The resources below provide key links to get started and to find additional information on mobilisation biodiversity data using Darwin Core and the Integrated Publishing Toolkit.
Data standards and formats
Name | Description | Resources |
---|---|---|
Darwin Core (DwC) | DwC provides the primary standard for mobilising biodiversity data in the GBIF network. It is used to describe the occurrence of organsims in nature as recorded by observations, specimens and samples. DwC is a standard maintained by Biodiversity Standards International (TDWG). | Darwin Core Standard DarwinCore Quick Reference Guide |
Darwin Core Archive (DwC-A) | DwC-A is the main format used to publish biodiversity data in the GBIF network. It is star-schema archive (ZIP) that contains a set of files that includes a metadata file, a descriptor file that defines the structure and relationship of the data files, and one or more data files in TSV and/or CSV format. | GBIF page on Darwin Core and archives. |
Ecological Metadata Language (EML) | EML is used in a Darwin Core Archive to record the metadata for the published resource. EML provides a vocabulary for documenting research data. | EML Standard |
Comma Separated Values (CSV) | CSV files are used for some data files within a Darwin Core Archive. CSV is a commonly used format that uses a comma to separate values within a record, and line breaks (CRLF) to separate records. Care must be taken when using CSV with biodiversity data as many fields may contain commas, line breaks and other characters that can result in poorly formed CSV. |
IANA rfc4180
W3C Model for Tabular Data |
Tab Separated Values (TSV) | TSV files are used for some data files within a Darwin Core Archive.
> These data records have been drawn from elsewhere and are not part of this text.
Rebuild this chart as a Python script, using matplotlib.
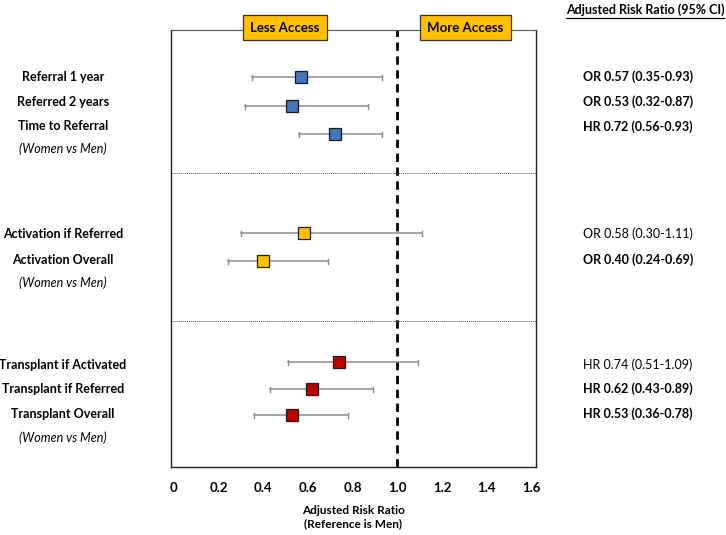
import matplotlib.pyplot as plt
from matplotlib.patches import Rectangle
from matplotlib.lines import Line2D

plt.rcParams['font.family'] = ['Lato', 'DejaVu Sans']

# data
outcomes = ['Referral 1 year', 'Referred 2 years', 'Time to Referral',
            'Activation if Referred', 'Activation Overall',
            'Transplant if Activated', 'Transplant if Referred', 'Transplant Overall']
measure = ['OR', 'OR', 'HR', 'OR', 'OR', 'HR', 'HR', 'HR']
estimate = [0.57, 0.53, 0.72, 0.58, 0.40, 0.74, 0.62, 0.53]
ci_low = [0.35, 0.32, 0.56, 0.30, 0.24, 0.51, 0.43, 0.36]
ci_high = [0.93, 0.87, 0.93, 1.11, 0.69, 1.09, 0.89, 0.78]
group = [0, 0, 0, 1, 1, 2, 2, 2]
xticks = [0, 0.2, 0.4, 0.6, 0.8, 1.0, 1.2, 1.4, 1.6]
xtick_labels = ['0', '0.2', '0.4', '0.6', '0.8', '1.0', '1.2', '1.4', '1.6']

# layout (pixel rows of the 726x535 canvas)
W, H = 726, 535
row_y = [77, 106, 134, 233, 261, 362, 389, 415]
label_y = [77, 102, 126, 234, 260, 365, 389, 414]
text_y = [77, 102, 127, 234, 260, 365, 389, 414]
note_y = [149, 283, 438]
sep_y = [173, 321]
colors = ['#4472C4', '#FFC000', '#C00000']


def fx(x):
    return x / W


def fy(y):
    return 1 - y / H


fig = plt.figure(figsize=(7.26, 5.35), dpi=100)
ax = fig.add_axes([fx(171), fy(467), fx(536) - fx(171), fy(30) - fy(467)])
ax.set_xlim(-0.013, 1.62)
ax.set_ylim(467, 30)

for i in range(len(outcomes)):
    y = row_y[i]
    ax.plot([ci_low[i], ci_high[i]], [y, y], color='#8c8c8c', lw=1.1, zorder=2)
    for c in (ci_low[i], ci_high[i]):
        ax.plot([c, c], [y - 2.5, y + 2.5], color='#8c8c8c', lw=1.0, zorder=2)
    ax.plot(estimate[i], y, marker='s', ms=8.5, color=colors[group[i]],
            mec='#1a1a1a', mew=0.9, zorder=3)

ax.axvline(1.0, color='black', lw=2, ls=(0, (3, 2)), zorder=1)
for s in sep_y:
    ax.axhline(s, color='#555555', lw=0.7, ls=(0, (1, 1)))

ax.set_yticks([])
ax.set_xticks(xticks)
ax.set_xticklabels(xtick_labels, fontweight='bold', fontsize=9.5)
ax.tick_params(axis='x', length=0, pad=11)
ax.spines['top'].set_color('#555555')
ax.spines['top'].set_linewidth(0.8)
for s in ['left', 'bottom', 'right']:
    ax.spines[s].set_color('#222222')
    ax.spines[s].set_linewidth(1.0)

ax.set_xlabel('Adjusted Risk Ratio\n(Reference is Men)', fontweight='bold',
              fontsize=8.5, labelpad=8, linespacing=1.25)

# left labels
for i, name in enumerate(outcomes):
    fig.text(fx(63), fy(label_y[i]), name, ha='center', va='center',
             fontweight='bold', fontsize=9)
for y in note_y:
    fig.text(fx(63), fy(y), '(Women vs Men)', ha='center', va='center',
             style='italic', fontsize=9)

# right column
fig.text(fx(645), fy(10), 'Adjusted Risk Ratio (95% CI)', ha='center',
         va='center', fontweight='bold', fontsize=9)
fig.add_artist(Line2D([fx(566), fx(724)], [fy(18), fy(18)], color='black', lw=0.9))
for i in range(len(outcomes)):
    sig = ci_high[i] < 1.0
    txt = '%s %.2f (%.2f-%.2f)' % (measure[i], estimate[i], ci_low[i], ci_high[i])
    fig.text(fx(638), fy(text_y[i]), txt, ha='center', va='center',
             fontweight='bold' if sig else 'normal', fontsize=9)

# header boxes
for x0, x1, lab in [(243, 327, 'Less Access'), (420, 511, 'More Access')]:
    fig.add_artist(Rectangle((fx(x0), fy(40)), fx(x1 - x0), fy(15) - fy(40),
                             facecolor='#FFC000', edgecolor='#333333', lw=0.9,
                             transform=fig.transFigure, zorder=5))
    fig.text(fx((x0 + x1) / 2), fy(28), lab, ha='center', va='center',
             fontweight='bold', fontsize=9.5, zorder=6)

fig.savefig('out.png', dpi=100)
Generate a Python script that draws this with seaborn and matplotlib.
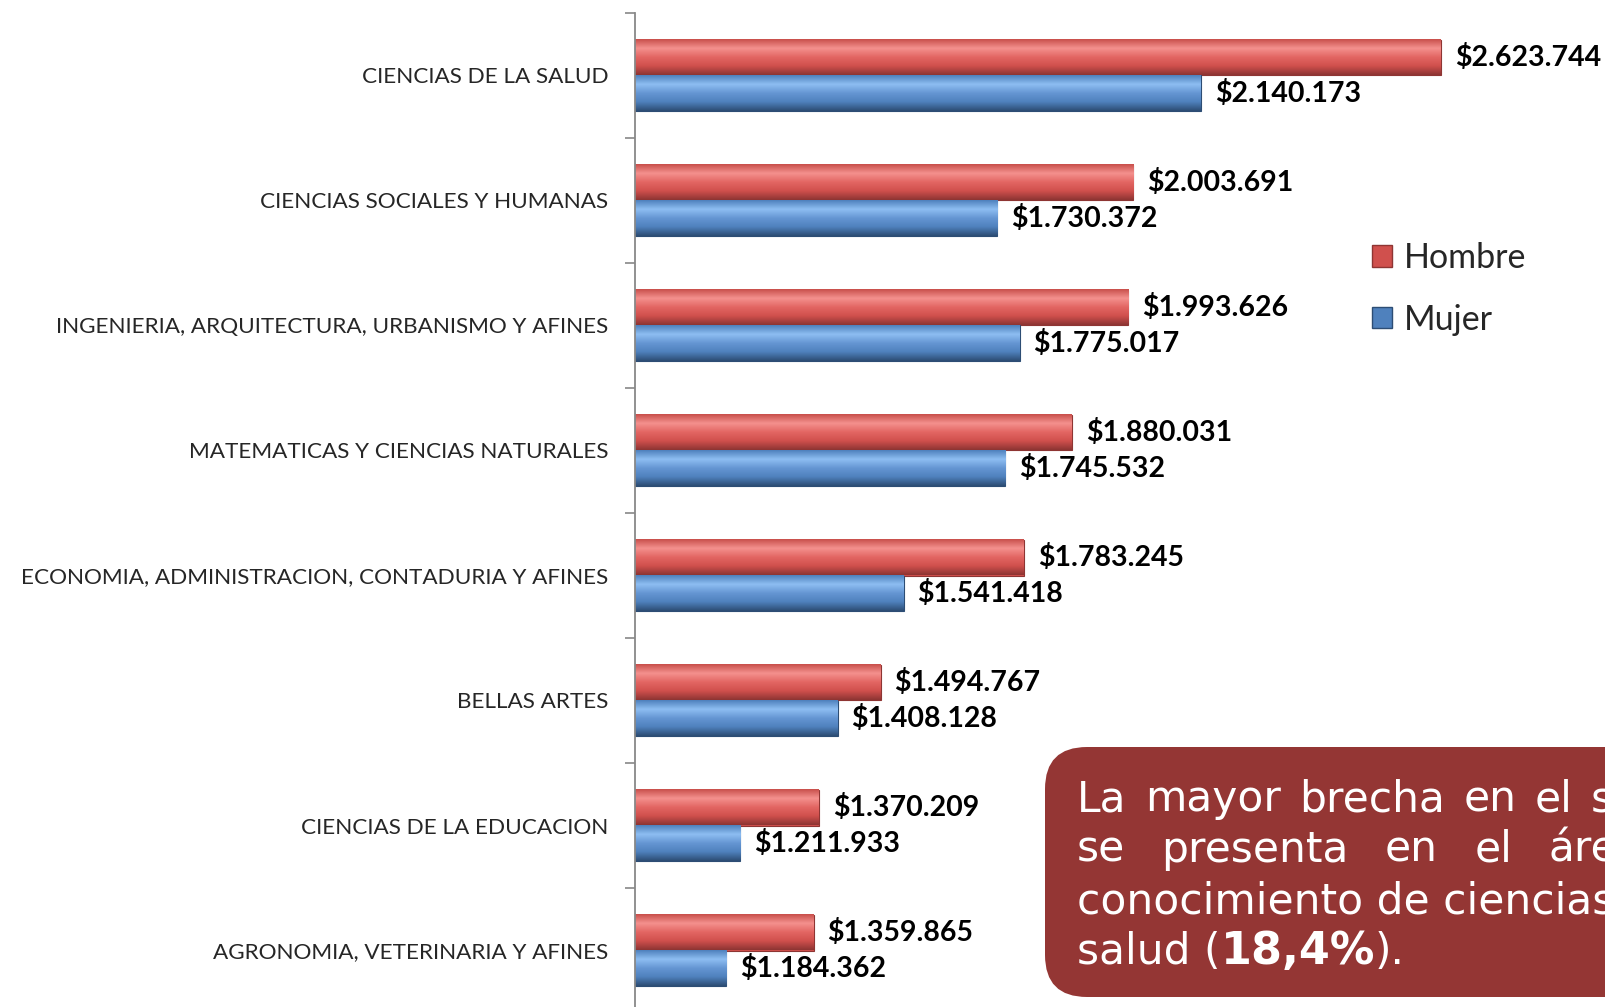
import numpy as np
import pandas as pd
import seaborn as sns
import matplotlib.pyplot as plt
import matplotlib.patches as mpatches
from matplotlib.colors import LinearSegmentedColormap

areas = ["CIENCIAS DE LA SALUD",
         "CIENCIAS SOCIALES Y HUMANAS",
         "INGENIERIA, ARQUITECTURA, URBANISMO Y AFINES",
         "MATEMATICAS Y CIENCIAS NATURALES",
         "ECONOMIA, ADMINISTRACION, CONTADURIA Y AFINES",
         "BELLAS ARTES",
         "CIENCIAS DE LA EDUCACION",
         "AGRONOMIA, VETERINARIA Y AFINES"]
hombre = [2623744, 2003691, 1993626, 1880031, 1783245, 1494767, 1370209, 1359865]
mujer = [2140173, 1730372, 1775017, 1745532, 1541418, 1408128, 1211933, 1184362]
series = ["Hombre", "Mujer"]

df = pd.DataFrame({
    "area": areas * 2,
    "sexo": ["Hombre"] * len(areas) + ["Mujer"] * len(areas),
    "salario": hombre + mujer,
})

colores = {"Hombre": "#D0504D", "Mujer": "#4F81BD"}
grad = {
    "Hombre": ["#C9504C", "#F4918E", "#E36663", "#D0504D", "#8E3533"],
    "Mujer": ["#4F81BD", "#8EBEF2", "#6596D3", "#4F81BD", "#2D4D74"],
}

sns.set_style("white")
plt.rcParams['font.family'] = ['Lato', 'DejaVu Sans']

fig = plt.figure(figsize=(16.05, 10.07), dpi=100)
ax = fig.add_axes([635 / 1605, -6 / 1007, 992.6 / 1605, 1000 / 1007])

sns.barplot(data=df, y="area", x="salario", hue="sexo", hue_order=series,
            palette=colores, saturation=1, width=0.57, orient="h",
            legend=False, ax=ax)

# shaded "3D" look on every bar
for cont, s in zip(ax.containers, series):
    cmap = LinearSegmentedColormap.from_list(s, grad[s])
    g = np.linspace(0, 1, 64).reshape(-1, 1)
    for p in cont.patches:
        p.set_edgecolor(grad[s][4])
        p.set_linewidth(0.8)
        b = p.get_bbox()
        im = ax.imshow(g, extent=(b.x0, b.x1, b.y1, b.y0), origin="upper",
                       aspect="auto", cmap=cmap, zorder=2.5)
        im.set_clip_path(p)
        im.set_clip_box(ax.bbox)
    labs = [f"${v:,.0f}".replace(",", ".") for v in cont.datavalues]
    ax.bar_label(cont, labels=labs, padding=10, fontsize=20.5,
                 fontweight="bold", color="black")

ax.set_xlim(1e6, 3e6)
ax.set_ylim(len(areas) - 0.5, -0.5)
ax.set_xlabel("")
ax.set_ylabel("")
ax.set_xticks([])
ax.set_yticks(np.arange(len(areas) + 1) - 0.5, minor=True)
ax.tick_params(axis="y", which="major", length=0, pad=19, labelsize=16.2)
ax.tick_params(axis="y", which="minor", length=7, color="#888888", width=1.2, left=True)
for sp in ["top", "right", "bottom"]:
    ax.spines[sp].set_visible(False)
ax.spines["left"].set_color("#888888")
ax.spines["left"].set_linewidth(1.3)

handles = [mpatches.Patch(facecolor=colores[s], edgecolor=grad[s][4]) for s in series]
fig.legend(handles, series, loc="upper left", bbox_to_anchor=(1372 / 1605, 1 - 242 / 1007),
           frameon=False, fontsize=24.5, handlelength=0.58, handleheight=0.58,
           handletextpad=0.35, labelspacing=0.87, borderpad=0, borderaxespad=0)

# note box
ov = fig.add_axes([0, 0, 1, 1], facecolor="none")
ov.set_xlim(0, 1605)
ov.set_ylim(1007, 0)
ov.axis("off")
box = mpatches.FancyBboxPatch((1045, 747), 700, 250,
                              boxstyle="round,pad=0,rounding_size=42",
                              facecolor="#943634", edgecolor="none")
ov.add_patch(box)

txt = dict(color="white", fontsize=30.5, family="DejaVu Sans", va="baseline")
x0 = 1077
lineas = [("La mayor brecha en el salario", 811),
          ("se presenta en el área de", 862)]
t3 = ov.text(x0, 913, "conocimiento de ciencias de la", **txt)
t1 = ov.text(x0, 964, "salud (", **txt)
t2 = ov.annotate("18,4%", xy=(1, 0), xycoords=t1, va="bottom", color="white",
                 fontsize=32, family="DejaVu Sans", fontweight="bold")
ov.annotate(").", xy=(1, 0), xycoords=t2, va="bottom", color="white",
            fontsize=30.5, family="DejaVu Sans")

# justify the first two lines to the width of the third one
fig.canvas.draw()
r = fig.canvas.get_renderer()
ancho = t3.get_window_extent(r).width
for linea, y in lineas:
    palabras = [ov.text(x0, y, w, **txt) for w in linea.split()]
    anchos = [p.get_window_extent(r).width for p in palabras]
    hueco = (ancho - sum(anchos)) / (len(palabras) - 1)
    x = x0
    for p, w in zip(palabras, anchos):
        p.set_x(x)
        x += w + hueco

fig.savefig("out.png", dpi=100)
TSV is a commonly used format that uses the tab character to separate values within a record. TSV is often preferred over CSV because the field separator of TSV (tab) is less likely to contained in the data than comma used by CSV. |
W3C Model for Tabular Data
IANA Media Type |
Tools and services that assist data mobilisaton
Name | Purpose | Scope |
---|---|---|
Integrated Publishing Toolkit (IPT) | Mobilisation | IPT is a free, open source software tool that is used to publish biodiversity datasets to the GBIF network. |
GBIF Data Validator | Format validation | Validates a DarwinCore-Archive file. |
Darwin Core Archives Examples | Templates for familiarisation | Example spreadsheet templates for occurrence, checklist and sampling-event datasets. |
New Zealand Organisms Register (NZOR) | Data validation | A list of the names of organisms relevant to New Zealand. In addition to the website, NZOR provides a Matching service that can be used to validate names. |